In style and manner, the ink and watercolor creatures he paints have the warmth and character of Arnold Lobel’s Frog and Toad. Like Lobel’s good friends, Goat and Pig lead simple lives, but feel deeply for each other. In The Big Trip, adventurous Pig plans a trip while his friend Goat worries about the dangers, and in That’s What Friends are For, Goat imagines all the terrible things that could have made Pig cry. The relationships focus on things to which children can relate, but are never condescending or dismissive.
Reminiscent of detailed chaos of Richard Scarry, The Missing Chick follows a mother hen and her many neighbors looking high and low for her missing chick. Sharp little eyes will help them search. Like all of Gorbachev’s picture books, this one combines a nice old-fashioned look with a gentle humor that’s easy to share at bedtime.

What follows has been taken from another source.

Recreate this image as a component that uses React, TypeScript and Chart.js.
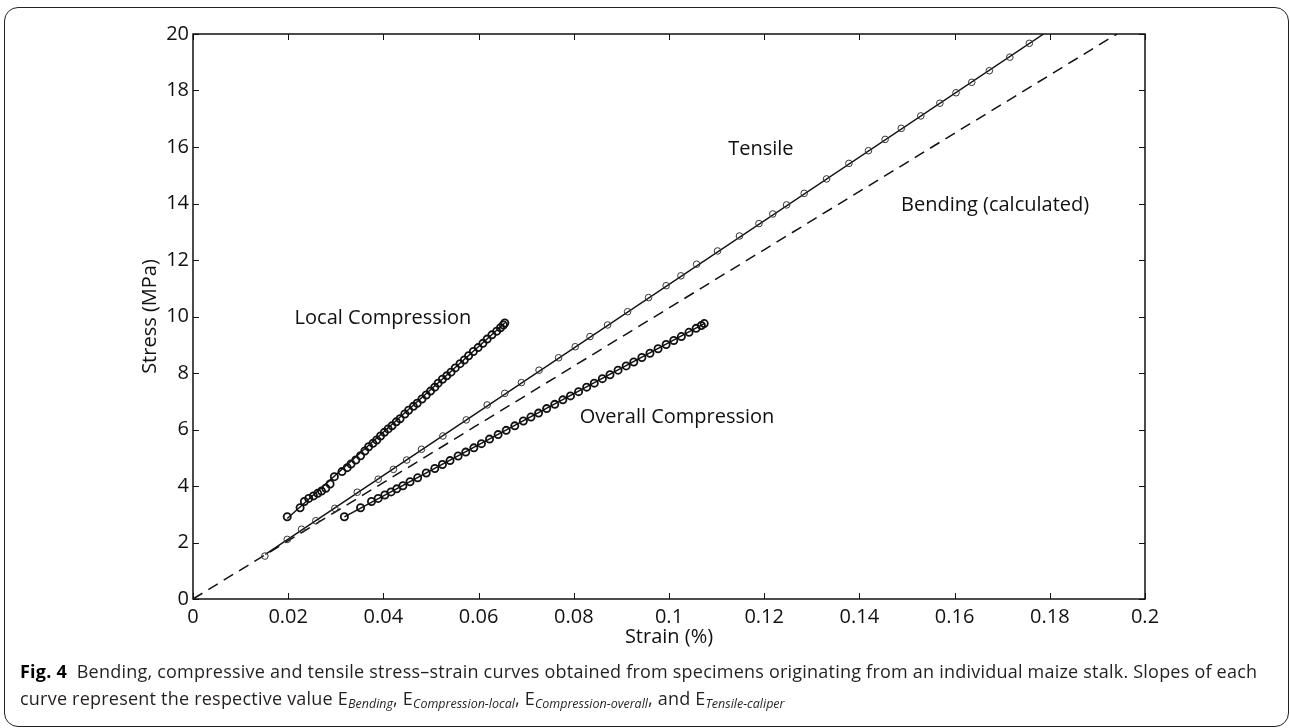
import React, { useEffect, useRef } from "react";
import { Chart, registerables } from "chart.js";

Chart.register(...registerables);

// ---- axis ticks ----
const xTickValues = [0, 0.02, 0.04, 0.06, 0.08, 0.1, 0.12, 0.14, 0.16, 0.18, 0.2];
const xTickLabels = ["0", "0.02", "0.04", "0.06", "0.08", "0.1", "0.12", "0.14", "0.16", "0.18", "0.2"];
const yTickValues = [0, 2, 4, 6, 8, 10, 12, 14, 16, 18, 20];
const yTickLabels = ["0", "2", "4", "6", "8", "10", "12", "14", "16", "18", "20"];

// ---- Tensile (measured points) ----
const tensileStrain = [0.0151, 0.0198, 0.0228, 0.0258, 0.0298, 0.0345, 0.0389, 0.0421, 0.0449, 0.048, 0.0525, 0.0574, 0.0618, 0.0655, 0.069, 0.0727, 0.0768, 0.0803, 0.0834, 0.0871, 0.0913, 0.0957, 0.0994, 0.1025, 0.1058, 0.1102, 0.1148, 0.1189, 0.1218, 0.1247, 0.1284, 0.1331, 0.1378, 0.1419, 0.1454, 0.1488, 0.1529, 0.1569, 0.1603, 0.1636, 0.1673, 0.1716, 0.1757];
const tensileStress = [1.52, 2.11, 2.47, 2.77, 3.21, 3.78, 4.24, 4.59, 4.92, 5.3, 5.77, 6.34, 6.87, 7.28, 7.66, 8.1, 8.54, 8.93, 9.29, 9.7, 10.17, 10.67, 11.09, 11.44, 11.85, 12.32, 12.85, 13.29, 13.63, 13.95, 14.36, 14.87, 15.42, 15.87, 16.27, 16.66, 17.1, 17.55, 17.92, 18.29, 18.7, 19.18, 19.67];
const tensileFitStrain = [0.0152, 0.1787];
const tensileFitStress = [1.58, 20];

// ---- Local compression ----
const localStrain = [0.0198, 0.0225, 0.0234, 0.0243, 0.0253, 0.0262, 0.027, 0.0279, 0.0288, 0.0297, 0.0313, 0.0324, 0.0332, 0.0342, 0.0352, 0.0361, 0.0369, 0.0378, 0.0386, 0.0394, 0.0402, 0.041, 0.0418, 0.0427, 0.0435, 0.0445, 0.0453, 0.0463, 0.0471, 0.0481, 0.049, 0.0499, 0.0508, 0.0515, 0.0524, 0.0533, 0.0542, 0.0551, 0.0561, 0.057, 0.0579, 0.0589, 0.0599, 0.0609, 0.0618, 0.0628, 0.0638, 0.0646, 0.0652, 0.0655];
const localStress = [2.91, 3.23, 3.45, 3.56, 3.65, 3.74, 3.82, 3.92, 4.07, 4.33, 4.51, 4.65, 4.78, 4.92, 5.07, 5.24, 5.39, 5.51, 5.63, 5.77, 5.9, 6.02, 6.13, 6.27, 6.38, 6.55, 6.68, 6.82, 6.93, 7.08, 7.22, 7.36, 7.5, 7.64, 7.78, 7.9, 8.03, 8.18, 8.33, 8.46, 8.61, 8.76, 8.9, 9.05, 9.2, 9.35, 9.48, 9.6, 9.7, 9.77];
const localFitStrain = [0.0198, 0.0655];
const localFitStress = [2.85, 9.77];

// ---- Overall compression ----
const overallStrain = [0.0318, 0.0352, 0.0375, 0.0389, 0.0403, 0.0416, 0.0428, 0.0441, 0.0456, 0.0472, 0.049, 0.0508, 0.0524, 0.054, 0.0557, 0.0573, 0.059, 0.0606, 0.0623, 0.0641, 0.0658, 0.0676, 0.0694, 0.071, 0.0726, 0.0743, 0.076, 0.0777, 0.0793, 0.081, 0.0827, 0.0843, 0.086, 0.0876, 0.0893, 0.091, 0.0926, 0.0943, 0.096, 0.0977, 0.0994, 0.101, 0.1026, 0.1042, 0.1057, 0.1068, 0.1074];
const overallStress = [2.91, 3.23, 3.45, 3.56, 3.68, 3.79, 3.9, 4.01, 4.15, 4.29, 4.46, 4.62, 4.76, 4.9, 5.06, 5.2, 5.35, 5.5, 5.66, 5.82, 5.97, 6.13, 6.3, 6.44, 6.58, 6.74, 6.89, 7.05, 7.19, 7.34, 7.5, 7.64, 7.8, 7.94, 8.1, 8.25, 8.39, 8.55, 8.7, 8.86, 9.01, 9.15, 9.29, 9.44, 9.58, 9.68, 9.75];
const overallFitStrain = [0.0318, 0.1074];
const overallFitStress = [2.91, 9.75];

// ---- Bending (calculated) ----
const bendingStrain = [0, 0.1941];
const bendingStress = [0, 20];

// ---- curve labels ----
const labelTexts = ["Tensile", "Bending (calculated)", "Local Compression", "Overall Compression"];
const labelStrain = [0.1193, 0.1685, 0.0399, 0.1017];
const labelStress = [15.93, 13.95, 9.95, 6.44];

const pts = (xs: number[], ys: number[]) => xs.map((x, i) => ({ x, y: ys[i] }));

const FONT = "'Open Sans', 'Noto Sans', sans-serif";

const framePlugin = {
  id: "frame",
  afterDraw(chart: any) {
    const { ctx, chartArea, scales } = chart;
    const { left, right, top, bottom } = chartArea;
    ctx.save();
    ctx.strokeStyle = "#111";
    ctx.lineWidth = 1.5;
    ctx.strokeRect(left, top, right - left, bottom - top);
    ctx.lineWidth = 1;
    const tl = 6;
    xTickValues.forEach((v) => {
      const px = Math.round(scales.x.getPixelForValue(v)) + 0.5;
      ctx.beginPath();
      ctx.moveTo(px, bottom);
      ctx.lineTo(px, bottom - tl);
      ctx.moveTo(px, top);
      ctx.lineTo(px, top + tl);
      ctx.stroke();
    });
    yTickValues.forEach((v) => {
      const py = Math.round(scales.y.getPixelForValue(v)) + 0.5;
      ctx.beginPath();
      ctx.moveTo(left, py);
      ctx.lineTo(left + tl, py);
      ctx.moveTo(right, py);
      ctx.lineTo(right - tl, py);
      ctx.stroke();
    });
    // curve labels
    ctx.fillStyle = "#111";
    ctx.font = `20px ${FONT}`;
    ctx.textAlign = "center";
    ctx.textBaseline = "middle";
    labelTexts.forEach((t, i) => {
      ctx.fillText(t, scales.x.getPixelForValue(labelStrain[i]), scales.y.getPixelForValue(labelStress[i]));
    });
    // axis titles
    ctx.fillText("Strain (%)", (left + right) / 2, 637);
    ctx.save();
    ctx.translate(150, (top + bottom) / 2);
    ctx.rotate(-Math.PI / 2);
    ctx.fillText("Stress (MPa)", 0, 0);
    ctx.restore();
    ctx.restore();
  },
};

export default function App() {
  const ref = useRef<HTMLCanvasElement>(null);
  useEffect(() => {
    document.body.style.margin = "0";
    const canvas = ref.current!;
    const lineDs = (label: string, xs: number[], ys: number[], dash: number[] = []) => ({
      type: "line" as const,
      label,
      data: pts(xs, ys),
      borderColor: "#111",
      borderWidth: 1.5,
      borderDash: dash,
      pointRadius: 0,
      fill: false,
      tension: 0,
      showLine: true,
    });
    const markerDs = (label: string, xs: number[], ys: number[], r: number, bw: number, color: string) => ({
      type: "scatter" as const,
      label,
      data: pts(xs, ys),
      borderColor: color,
      backgroundColor: "rgba(255,255,255,0)",
      pointRadius: r,
      pointBorderWidth: bw,
      pointStyle: "circle",
      showLine: false,
    });
    const chart = new Chart(canvas, {
      type: "scatter",
      data: {
        datasets: [
          markerDs("Tensile points", tensileStrain, tensileStress, 3.3, 1, "#333"),
          markerDs("Local points", localStrain, localStress, 3.6, 1.8, "#111"),
          markerDs("Overall points", overallStrain, overallStress, 3.6, 1.8, "#111"),
          lineDs("Tensile", tensileFitStrain, tensileFitStress),
          lineDs("Local Compression", localFitStrain, localFitStress),
          lineDs("Overall Compression", overallFitStrain, overallFitStress),
          lineDs("Bending (calculated)", bendingStrain, bendingStress, [11, 7]),
        ] as any,
      },
      options: {
        responsive: false,
        animation: false,
        layout: { padding: { top: 34, right: 145, left: 0, bottom: 0 } },
        plugins: { legend: { display: false }, tooltip: { enabled: false } },
        scales: {
          x: {
            type: "linear",
            min: 0,
            max: 0.2,
            grid: { display: false, drawTicks: false, tickLength: 0 },
            border: { display: false },
            afterBuildTicks: (s: any) => {
              s.ticks = xTickValues.map((v) => ({ value: v }));
            },
            afterFit: (s: any) => {
              s.height = 61;
            },
            ticks: {
              padding: 6,
              color: "#111",
              font: { family: FONT, size: 20 },
              maxRotation: 0,
              autoSkip: false,
              callback: (_v: any, i: number) => xTickLabels[i],
            },
          },
          y: {
            type: "linear",
            min: 0,
            max: 20,
            grid: { display: false, drawTicks: false, tickLength: 0 },
            border: { display: false },
            afterBuildTicks: (s: any) => {
              s.ticks = yTickValues.map((v) => ({ value: v }));
            },
            afterFit: (s: any) => {
              s.width = 193;
            },
            ticks: {
              padding: 4,
              color: "#111",
              font: { family: FONT, size: 20 },
              autoSkip: false,
              callback: (_v: any, i: number) => yTickLabels[i],
            },
          },
        },
      } as any,
      plugins: [framePlugin],
    });
    return () => chart.destroy();
  }, []);

  const sub: React.CSSProperties = { fontStyle: "italic", fontSize: "12.5px", verticalAlign: "-3px", letterSpacing: 0 };
  return (
    <div style={{ position: "relative", width: 1290, height: 728, background: "#fff", overflow: "hidden" }}>
      <div
        style={{
          position: "absolute",
          left: 4,
          top: 7,
          width: 1283,
          height: 718,
          border: "1.5px solid #222",
          borderRadius: 14,
        }}
      />
      <canvas ref={ref} width={1290} height={660} style={{ position: "absolute", left: 0, top: 0, width: 1290, height: 660 }} />
      <div
        style={{
          position: "absolute",
          left: 20,
          top: 658,
          fontFamily: FONT,
          fontSize: 18,
          letterSpacing: "0.22px",
          lineHeight: "27px",
          color: "#231f20",
          whiteSpace: "nowrap",
        }}
      >
        <b style={{ color: "#000" }}>Fig. 4</b>&nbsp;&nbsp;Bending, compressive and tensile stress–strain curves obtained from specimens originating from an individual maize stalk. Slopes of each
        <br />
        curve represent the respective value E<span style={sub}>Bending</span>, E<span style={sub}>Compression-local</span>, E
        <span style={sub}>Compression-overall</span>, and E<span style={sub}>Tensile-caliper</span>
      </div>
    </div>
  );
}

A perfect example of Gorbachev's connection to the world of children is Turtle's Penguin Day. After reading a book about penguins, Little Turtle transforms himself into a penguin for the day, crafting a costume out of a suit jacket, sharing penguin facts, and spreading penguin fever through his school--until he finds a new obsession. This gentle story is not the flashiest, but it speaks to the mind and heart of a preschooler perfectly.
OC Public Libraries owns almost 40 titles written or illustrated by Valeri Gorbachev – what’s your favorite?